*Set exercise*: Look through the data below and return each line where "chart" appears.

(Plotting code records)

______________________________

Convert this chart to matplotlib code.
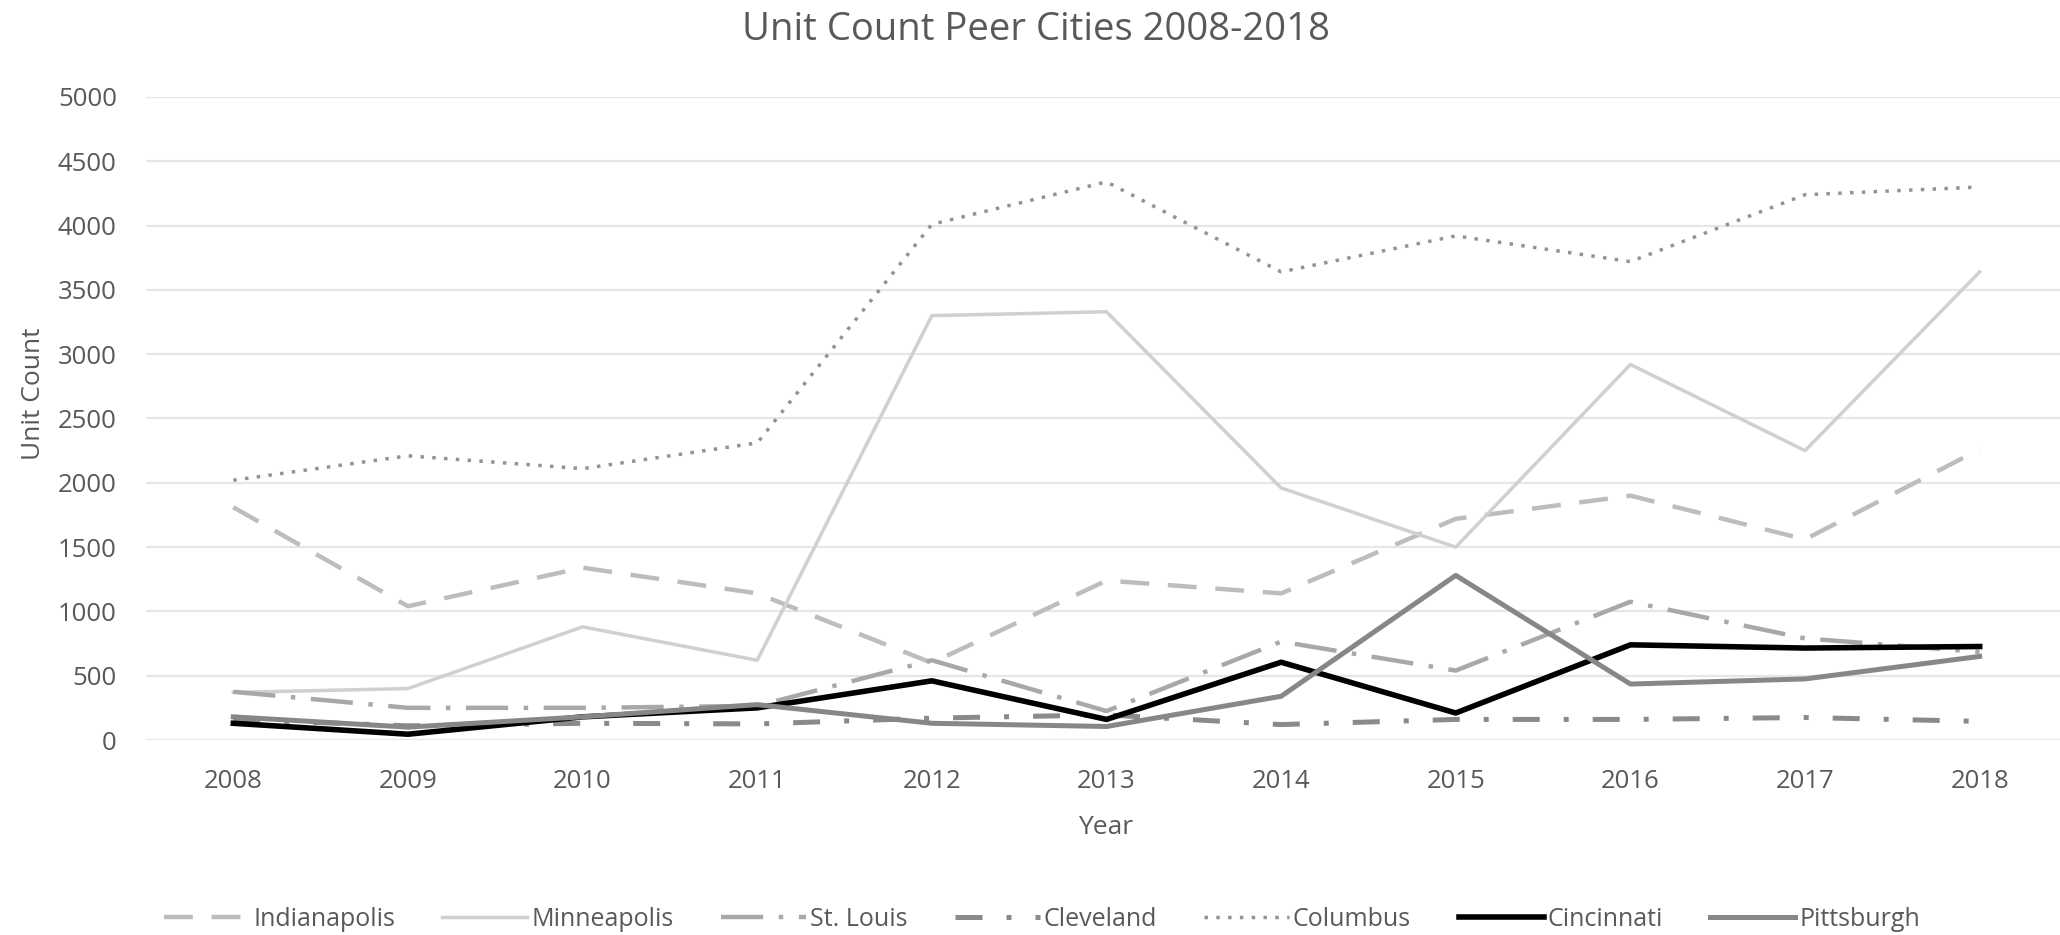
import matplotlib
matplotlib.use("Agg")
import matplotlib.pyplot as plt

plt.rcParams['font.family'] = ['Open Sans', 'DejaVu Sans']

years = ["2008", "2009", "2010", "2011", "2012", "2013", "2014", "2015", "2016", "2017", "2018"]

indianapolis = [1810, 1040, 1340, 1140, 600, 1240, 1140, 1720, 1900, 1560, 2260]
minneapolis = [370, 400, 880, 620, 3300, 3330, 1960, 1500, 2920, 2250, 3640]
st_louis = [375, 250, 250, 265, 620, 225, 765, 540, 1075, 790, 685]
cleveland = [160, 110, 130, 125, 170, 195, 120, 160, 160, 175, 145]
columbus = [2020, 2210, 2110, 2310, 4010, 4340, 3640, 3920, 3720, 4240, 4300]
cincinnati = [130, 45, 180, 250, 460, 160, 605, 210, 740, 715, 727]
pittsburgh = [180, 100, 180, 275, 130, 105, 340, 1280, 435, 475, 650]

text_col = "#595959"

fig = plt.figure(figsize=(20.6, 9.35), dpi=100)
ax = fig.add_axes([146 / 2060, 1 - 740 / 935, (2067 - 146) / 2060, (740 - 97) / 935])

x = list(range(len(years)))

ax.plot(x, indianapolis, color="#bdbdbd", lw=3.2, dashes=(6.5, 4.2), label="Indianapolis")
ax.plot(x, minneapolis, color="#d0d0d0", lw=2.5, label="Minneapolis")
ax.plot(x, st_louis, color="#a8a8a8", lw=3.2, dashes=(9.5, 3.5, 1, 3.5), label="St. Louis")
ax.plot(x, cleveland, color="#8a8a8a", lw=3.6, dashes=(5.4, 4.8, 1, 4.8), label="Cleveland")
ax.plot(x, columbus, color="#939393", lw=2.5, dashes=(1, 2.4), label="Columbus")
ax.plot(x, cincinnati, color="#000000", lw=4.0, label="Cincinnati")
ax.plot(x, pittsburgh, color="#878787", lw=3.6, label="Pittsburgh")

ax.set_xlim(-0.5, len(years) - 0.5)
ax.set_ylim(0, 5000)
ax.set_yticks(range(0, 5001, 500))
ax.set_xticks(x)
ax.set_xticklabels(years)
ax.yaxis.grid(True, color="#e6e6e6", lw=1.6)
ax.set_axisbelow(True)
for s in ax.spines.values():
    s.set_visible(False)
ax.tick_params(axis="both", length=0, labelsize=18.5, colors=text_col, pad=21)

fig.text(1036 / 2060, 1 - 30 / 935, "Unit Count Peer Cities 2008-2018",
         ha="center", va="center", fontsize=27.5, color=text_col)
fig.text(1106 / 2060, 1 - 828 / 935, "Year", ha="center", va="center", fontsize=19, color=text_col)
fig.text(33 / 2060, 1 - 394 / 935, "Unit Count", ha="center", va="center", rotation=90,
         fontsize=19, color=text_col)

leg = fig.legend(loc="center", bbox_to_anchor=(1042 / 2060, 16 / 935), ncol=7, frameon=False,
                 fontsize=18, handlelength=3.4, handletextpad=0.15, columnspacing=1.9)
for t in leg.get_texts():
    t.set_color(text_col)

fig.savefig("out.png", dpi=100, facecolor="white")
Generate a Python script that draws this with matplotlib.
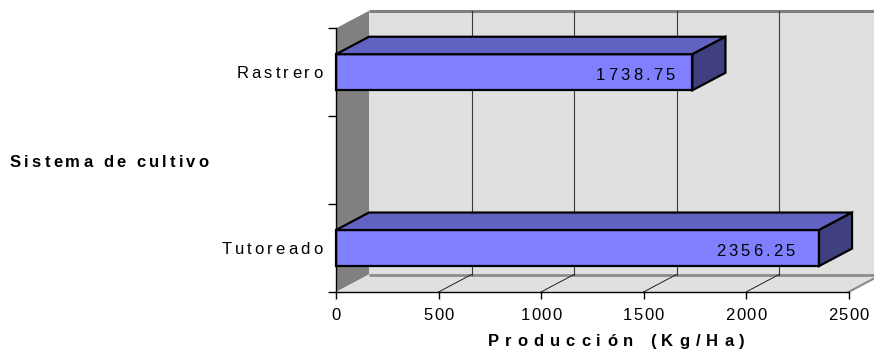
import numpy as np
import matplotlib
matplotlib.use("Agg")
import matplotlib.pyplot as plt
from matplotlib.patches import Polygon
from matplotlib import font_manager, ft2font

# Crop system (category axis has an empty slot between the two systems)
categories = ["Tutoreado", "", "Rastrero"]
production = [2356.25, np.nan, 1738.75]
x_ticks = [0, 500, 1000, 1500, 2000, 2500]
x_title = "Producción (Kg/Ha)"
y_title = "Sistema de cultivo"

DPI = 100
FONT = "Liberation Sans"
SIZE = 12
TRACK = 3.1          # extra pixels between glyphs (wide letter spacing)

fig = plt.figure(figsize=(8.74, 3.58), dpi=DPI)
ax = fig.add_axes([336 / 874, 66 / 358, 512.5 / 874, 263.7 / 358])
n = len(categories)
xmax = x_ticks[-1]
ax.set_xlim(0, xmax)
ax.set_ylim(0, n)
ax.patch.set_visible(False)
for side in ("top", "right"):
    ax.spines[side].set_visible(False)
for side in ("left", "bottom"):
    ax.spines[side].set_linewidth(1.0)
ax.set_xticks(x_ticks)
ax.set_yticks(range(n + 1))
ax.tick_params(axis="x", direction="out", length=7 * 72 / DPI, width=1,
               labelbottom=False)
ax.tick_params(axis="y", direction="out", length=8 * 72 / DPI, width=1,
               labelleft=False)

# depth of the 3-D box, in data units
DX = 161
DY = 0.199
BAR_H = 0.41

WALL = "#E0E0E0"
WALL_SIDE = "#808080"
FRONT = "#8080FF"
TOP = "#6262C2"
SIDE = "#404080"


def poly(pts, **kw):
    p = Polygon(pts, closed=True, clip_on=False, **kw)
    ax.add_patch(p)
    return p


# back wall, side wall and floor
poly([(DX, DY), (xmax + DX, DY), (xmax + DX, n + DY), (DX, n + DY)],
     fc=WALL, ec="none", zorder=0.5)
poly([(0, 0), (DX, DY), (DX, n + DY), (0, n)], fc=WALL_SIDE, ec="none",
     zorder=0.6)
poly([(0, 0), (xmax, 0), (xmax + DX, DY), (DX, DY)], fc=WALL, ec="none",
     zorder=0.6)
ax.plot([DX, xmax + DX], [n + DY, n + DY], color="#808080", lw=2.2,
        solid_capstyle="butt", clip_on=False, zorder=0.7)
ax.plot([DX, xmax + DX], [DY, DY], color="#8C8C8C", lw=2.0,
        solid_capstyle="butt", clip_on=False, zorder=0.7)
ax.plot([xmax, xmax + DX], [0, DY], color="#8C8C8C", lw=1.5,
        clip_on=False, zorder=0.7)

# gridlines on the back wall and across the floor
for t in x_ticks[1:]:
    ax.plot([t + DX, t + DX], [DY, n + DY], color="#3A3A3A", lw=0.8,
            clip_on=False, zorder=0.8)
for t in x_ticks[1:-1]:
    ax.plot([t, t + DX], [0, DY], color="#202020", lw=0.7,
            clip_on=False, zorder=0.8)

# 3-D bars
for i, v in enumerate(production):
    if np.isnan(v):
        continue
    y0 = i + 0.5 - BAR_H / 2
    y1 = y0 + BAR_H
    kw = dict(ec="black", lw=1.6, joinstyle="miter", zorder=2)
    poly([(0, y0), (v, y0), (v, y1), (0, y1)], fc=FRONT, **kw)
    poly([(0, y1), (v, y1), (v + DX, y1 + DY), (DX, y1 + DY)], fc=TOP, **kw)
    poly([(v, y0), (v + DX, y0 + DY), (v + DX, y1 + DY), (v, y1)], fc=SIDE,
         **kw)


def advances(s, weight):
    path = font_manager.findfont(
        font_manager.FontProperties(family=FONT, weight=weight))
    ft = ft2font.FT2Font(path)
    ft.set_size(SIZE, DPI)
    return [ft.load_char(ord(c)).linearHoriAdvance / 65536 for c in s]


def tracked_text(s, xy, xycoords, ha="left", dx=0, dy=0, weight="normal",
                 track=TRACK):
    """Draw s glyph by glyph with extra letter spacing (offsets in pixels)."""
    adv = advances(s, weight)
    total = sum(adv) + track * (len(s) - 1)
    x = dx - {"left": 0, "center": total / 2, "right": total}[ha]
    for ch, a in zip(s, adv):
        if not ch.isspace():
            ax.annotate(ch, xy=xy, xycoords=xycoords,
                        xytext=(x * 72 / DPI, dy * 72 / DPI),
                        textcoords="offset points", ha="left", va="baseline",
                        fontsize=SIZE, fontweight=weight, family=FONT,
                        color="black", annotation_clip=False, zorder=5)
        x += a + track


# category labels and value labels
for i, (name, v) in enumerate(zip(categories, production)):
    if name:
        tracked_text(name, (0, i + 0.5), "data", ha="right", dx=-14, dy=-6)
    if not np.isnan(v):
        tracked_text(f"{v:.2f}", (0.95 * v, i + 0.5), "data", ha="right",
                     dy=-8)

# x tick labels
for t in x_ticks:
    tracked_text(f"{t}", (t, 0), "data", ha="center", dy=-28, track=1.3)

# axis titles
tracked_text(x_title, (0.547, 0), "axes fraction", ha="center", dy=-54,
             weight="bold", track=6.0)
tracked_text(y_title, (10, n / 2), ("figure pixels", "data"), ha="left",
             dy=-6.5, weight="bold")

fig.savefig("out.png", dpi=DPI, facecolor="white")
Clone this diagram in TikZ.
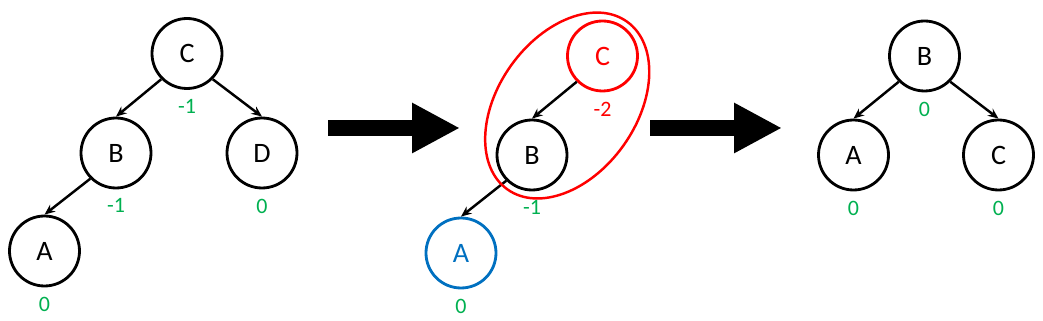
\documentclass[tikz,border=0pt]{standalone}
\usepackage{fontspec}
\setmainfont{Carlito}
\usetikzlibrary{
		arrows.meta,
		calc,
		positioning
	}
\tikzset{
		>={Stealth[length=6pt,width=5pt]},
		treenode/.style={circle, draw, line width=1.6pt, minimum size=1.4cm, inner sep=0pt, font=\fontsize{16}{19}\selectfont},
		bal/.style={inner sep=0pt, text=balgreen, font=\fontsize{12.5}{15}\selectfont},
		edge/.style={->, line width=1.4pt},
		bigarrow/.style={line width=0.32cm, -{Triangle[length=0.96cm,width=0.94cm]}}
	}
\definecolor{balgreen}{RGB}{0,176,80}
\definecolor{rotred}{RGB}{255,0,0}
\definecolor{newblue}{RGB}{0,112,192}

\begin{document}
\begin{tikzpicture}
\useasboundingbox (0,0) rectangle (20.86,-6.42);
\node[treenode] (C1) at (3.74,-1.07) {C};
\node[treenode] (B1) at (2.32,-3.06) {B};
\node[treenode] (D1) at (5.24,-3.06) {D};
\node[treenode] (A1) at (0.89,-5.02) {A};
\node[bal, below=0.18cm of C1] (lC1) {-1};
\node[bal, below=0.18cm of B1] (lB1) {-1};
\node[bal, below=0.18cm of D1] (lD1) {0};
\node[bal, below=0.18cm of A1] (lA1) {0};
\draw[edge] (C1.south west) -- (B1.north);
\draw[edge] (C1.south east) -- (D1.north);
\draw[edge] (B1.south west) -- (A1.north);

\coordinate (s1) at (6.56,-2.56);
\coordinate (e1) at (9.20,-2.56);
\draw[bigarrow] (s1) -- (e1);

\node[treenode, draw=rotred, text=rotred] (C2) at (12.05,-1.12) {C};
\node[treenode] (B2) at (10.64,-3.10) {B};
\node[treenode, draw=newblue, text=newblue] (A2) at (9.22,-5.06) {A};
\node[bal, below=0.18cm of C2, text=rotred] (lC2) {-2};
\node[bal, below=0.18cm of B2] (lB2) {-1};
\node[bal, below=0.18cm of A2] (lA2) {0};
\draw[edge] (C2.south west) -- (B2.north);
\draw[edge] (B2.south west) -- (A2.north);
\coordinate (m2) at ($(C2)!0.5!(B2)$);
\draw[rotred, line width=1.4pt, rotate around={54.5:(m2)}] (m2) ellipse (2.06 and 1.38);

\coordinate (s2) at (13.00,-2.56);
\coordinate (e2) at (15.64,-2.56);
\draw[bigarrow] (s2) -- (e2);

\node[treenode] (B3) at (18.49,-1.12) {B};
\node[treenode] (A3) at (17.07,-3.10) {A};
\node[treenode] (C3) at (19.97,-3.10) {C};
\node[bal, below=0.18cm of B3] (lB3) {0};
\node[bal, below=0.18cm of A3] (lA3) {0};
\node[bal, below=0.18cm of C3] (lC3) {0};
\draw[edge] (B3.south west) -- (A3.north);
\draw[edge] (B3.south east) -- (C3.north);
\end{tikzpicture}
\end{document}
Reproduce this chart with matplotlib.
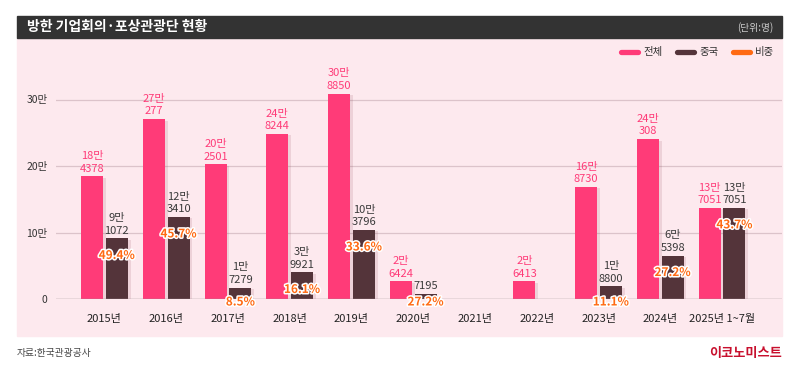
import matplotlib
matplotlib.use("Agg")
import matplotlib.pyplot as plt
from matplotlib.patches import Rectangle
from matplotlib.lines import Line2D
import matplotlib.patheffects as pe

plt.rcParams['font.family'] = ['Noto Sans CJK KR', 'DejaVu Sans']

# 데이터
years = ["2015년", "2016년", "2017년", "2018년", "2019년", "2020년",
         "2021년", "2022년", "2023년", "2024년", "2025년 1~7월"]
total = [184378, 270277, 202501, 248244, 308850, 26424, 0, 26413, 168730, 240308, 137051]
china = [91072, 123410, 17279, 39921, 103796, 7195, 0, 0, 18800, 65398, 137051]
ratio = ["49.4%", "45.7%", "8.5%", "16.1%", "33.6%", "27.2%", "", "", "11.1%", "27.2%", "43.7%"]
yticks = [0, 100000, 200000, 300000]
ytick_labels = ["0", "10만", "20만", "30만"]

PINK = "#FF3B78"
BROWN = "#54343A"
ORANGE = "#FF6A13"
PANEL = "#FDE9EE"


def fmt(v):
    if v >= 10000:
        return f"{v // 10000}만\n{v % 10000}"
    return str(v)


W, H = 800, 371
fig = plt.figure(figsize=(8, 3.71), dpi=100)


def px(x):
    return x / W


def py(y):
    return 1 - y / H


# 배경 패널, 제목 바
fig.patches.append(Rectangle((px(17), py(336)), px(782) - px(17), py(38) - py(336),
                             transform=fig.transFigure, color=PANEL, zorder=-2))
fig.patches.append(Rectangle((px(17), py(38)), px(782) - px(17), py(16) - py(38),
                             transform=fig.transFigure, color="#333333", zorder=-2))
fig.text(px(27), py(27.5), "방한 기업회의·포상관광단 현황", color="white", fontsize=10,
         fontweight="bold", va="center", ha="left")
fig.text(px(773), py(27.5), "(단위:명)", color="#cccccc", fontsize=7, va="center", ha="right")

# 범례
for x0, col, lab in [(618, PINK, "전체"), (674, BROWN, "중국"), (730, ORANGE, "비중")]:
    fig.add_artist(Line2D([px(x0 + 2.5), px(x0 + 19.5)], [py(52), py(52)], transform=fig.transFigure,
                          lw=3.8, color=col, solid_capstyle="round"))
    fig.text(px(x0 + 25), py(52), lab, fontsize=7.5, color="#333333", va="center", ha="left")

# 출처, 로고
fig.text(px(17), py(353), "자료:한국관광공사", fontsize=7, color="#444444", va="center", ha="left")
fig.text(px(782), py(353), "이코노미스트", fontsize=9.5, color="#C8102E", fontweight="bold",
         va="center", ha="right")

# 차트
y_top = 330000
ax_bottom = py(299)
ax_top = py(299 - y_top / 100000 * 66.5)
ax = fig.add_axes([px(56), ax_bottom, px(782) - px(56), ax_top - ax_bottom])
ax.set_facecolor("none")
ax.set_ylim(0, y_top)
ax.set_xlim(-0.785, 10.97)

xs = list(range(len(years)))
off = 0.2
bw = 0.356
shadow = [pe.SimplePatchShadow(offset=(2, -1), shadow_rgbFace="#7a2a40", alpha=0.12), pe.Normal()]
tb = ax.bar([x - off for x in xs], total, width=bw, color=PINK, zorder=3)
cb = ax.bar([x + off for x in xs], china, width=bw, color=BROWN, zorder=3)
for b in list(tb) + list(cb):
    b.set_path_effects(shadow)

for x, v in zip(xs, total):
    if v > 0:
        ax.annotate(fmt(v), (x - off, v), xytext=(0, 2), textcoords="offset points",
                    ha="center", va="bottom", fontsize=8, color=PINK, linespacing=1.3)
for x, v in zip(xs, china):
    if v > 0:
        ax.annotate(fmt(v), (x + off, v), xytext=(0, 2), textcoords="offset points",
                    ha="center", va="bottom", fontsize=8, color="#3a3a3a", linespacing=1.3)

px_per_unit = 66.5 / 100000
for x, v, r in zip(xs, china, ratio):
    if r:
        ypix = max(v * px_per_unit - 17, -3)
        ax.text(x + off, ypix / px_per_unit, r, ha="center", va="center", fontsize=8.5,
                color=ORANGE, fontweight="bold", zorder=5, clip_on=False,
                path_effects=[pe.withStroke(linewidth=2.2, foreground="white")])

ax.set_yticks(yticks)
ax.set_yticklabels(ytick_labels)
ax.set_xticks(xs)
ax.set_xticklabels(years)
ax.tick_params(axis="y", length=0, pad=6, labelsize=7.5, labelcolor="#333333")
ax.tick_params(axis="x", length=0, pad=11, labelsize=8, labelcolor="#222222")
for t in ax.get_xticklabels():
    t.set_fontweight("medium")
for y in yticks[1:]:
    ax.axhline(y, color="#DCC3CA", lw=0.9, zorder=1)
ax.axhline(0, color="#9C8E92", lw=1, zorder=4)
for s in ax.spines.values():
    s.set_visible(False)

fig.savefig("out.png", dpi=100)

______________________________

*Output for this task*:
Convert this chart to matplotlib code.
Reproduce this chart with matplotlib.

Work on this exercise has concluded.